- _Goal_
Return every line below as is, leaving out the pictures.

= = = = = = =

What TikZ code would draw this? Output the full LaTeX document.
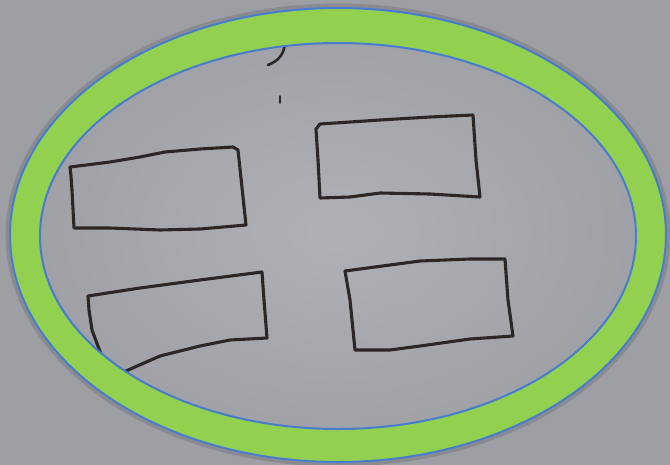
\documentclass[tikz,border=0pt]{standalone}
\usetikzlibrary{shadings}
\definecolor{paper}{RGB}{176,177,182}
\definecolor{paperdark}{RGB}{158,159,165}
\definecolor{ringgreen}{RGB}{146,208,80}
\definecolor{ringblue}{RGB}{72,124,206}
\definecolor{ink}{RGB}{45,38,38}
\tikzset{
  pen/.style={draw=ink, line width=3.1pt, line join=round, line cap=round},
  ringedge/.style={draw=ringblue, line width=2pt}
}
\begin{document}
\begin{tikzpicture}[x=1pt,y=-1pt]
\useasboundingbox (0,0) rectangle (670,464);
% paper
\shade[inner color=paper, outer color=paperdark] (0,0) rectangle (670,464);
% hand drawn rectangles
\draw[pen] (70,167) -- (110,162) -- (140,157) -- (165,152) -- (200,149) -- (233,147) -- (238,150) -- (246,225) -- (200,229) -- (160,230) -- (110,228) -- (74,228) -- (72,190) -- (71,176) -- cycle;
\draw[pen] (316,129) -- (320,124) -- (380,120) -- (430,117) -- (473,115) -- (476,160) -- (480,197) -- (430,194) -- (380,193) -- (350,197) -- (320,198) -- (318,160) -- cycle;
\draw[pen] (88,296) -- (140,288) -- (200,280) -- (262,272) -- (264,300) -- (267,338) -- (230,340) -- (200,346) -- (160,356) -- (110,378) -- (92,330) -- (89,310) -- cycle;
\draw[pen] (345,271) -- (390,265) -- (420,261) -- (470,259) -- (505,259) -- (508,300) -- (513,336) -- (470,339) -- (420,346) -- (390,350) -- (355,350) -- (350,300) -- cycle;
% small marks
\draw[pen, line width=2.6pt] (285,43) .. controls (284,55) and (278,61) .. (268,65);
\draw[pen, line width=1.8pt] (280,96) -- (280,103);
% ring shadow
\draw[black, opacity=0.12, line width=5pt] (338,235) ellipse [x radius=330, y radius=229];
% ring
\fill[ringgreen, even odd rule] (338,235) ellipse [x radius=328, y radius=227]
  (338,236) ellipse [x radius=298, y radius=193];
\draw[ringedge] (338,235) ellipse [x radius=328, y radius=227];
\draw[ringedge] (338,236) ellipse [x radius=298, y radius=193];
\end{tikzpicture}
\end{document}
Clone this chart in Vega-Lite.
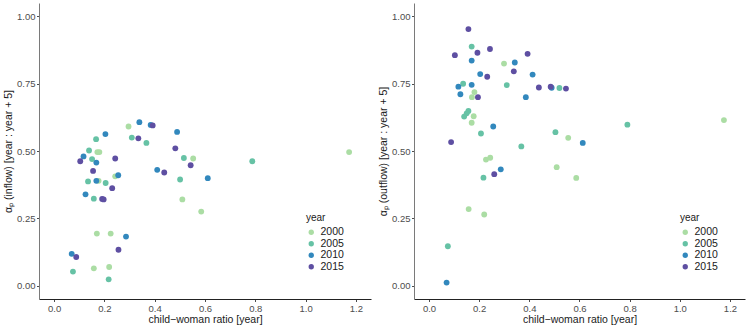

= = = = = = =

- _Task output_
What TikZ code would draw this? Output the full LaTeX document.
\documentclass[tikz,border=0pt]{standalone}
\usetikzlibrary{shadings}
\definecolor{paper}{RGB}{176,177,182}
\definecolor{paperdark}{RGB}{158,159,165}
\definecolor{ringgreen}{RGB}{146,208,80}
\definecolor{ringblue}{RGB}{72,124,206}
\definecolor{ink}{RGB}{45,38,38}
\tikzset{
  pen/.style={draw=ink, line width=3.1pt, line join=round, line cap=round},
  ringedge/.style={draw=ringblue, line width=2pt}
}
\begin{document}
\begin{tikzpicture}[x=1pt,y=-1pt]
\useasboundingbox (0,0) rectangle (670,464);
% paper
\shade[inner color=paper, outer color=paperdark] (0,0) rectangle (670,464);
% hand drawn rectangles
\draw[pen] (70,167) -- (110,162) -- (140,157) -- (165,152) -- (200,149) -- (233,147) -- (238,150) -- (246,225) -- (200,229) -- (160,230) -- (110,228) -- (74,228) -- (72,190) -- (71,176) -- cycle;
\draw[pen] (316,129) -- (320,124) -- (380,120) -- (430,117) -- (473,115) -- (476,160) -- (480,197) -- (430,194) -- (380,193) -- (350,197) -- (320,198) -- (318,160) -- cycle;
\draw[pen] (88,296) -- (140,288) -- (200,280) -- (262,272) -- (264,300) -- (267,338) -- (230,340) -- (200,346) -- (160,356) -- (110,378) -- (92,330) -- (89,310) -- cycle;
\draw[pen] (345,271) -- (390,265) -- (420,261) -- (470,259) -- (505,259) -- (508,300) -- (513,336) -- (470,339) -- (420,346) -- (390,350) -- (355,350) -- (350,300) -- cycle;
% small marks
\draw[pen, line width=2.6pt] (285,43) .. controls (284,55) and (278,61) .. (268,65);
\draw[pen, line width=1.8pt] (280,96) -- (280,103);
% ring shadow
\draw[black, opacity=0.12, line width=5pt] (338,235) ellipse [x radius=330, y radius=229];
% ring
\fill[ringgreen, even odd rule] (338,235) ellipse [x radius=328, y radius=227]
  (338,236) ellipse [x radius=298, y radius=193];
\draw[ringedge] (338,235) ellipse [x radius=328, y radius=227];
\draw[ringedge] (338,236) ellipse [x radius=298, y radius=193];
\end{tikzpicture}
\end{document}
Clone this chart in Vega-Lite.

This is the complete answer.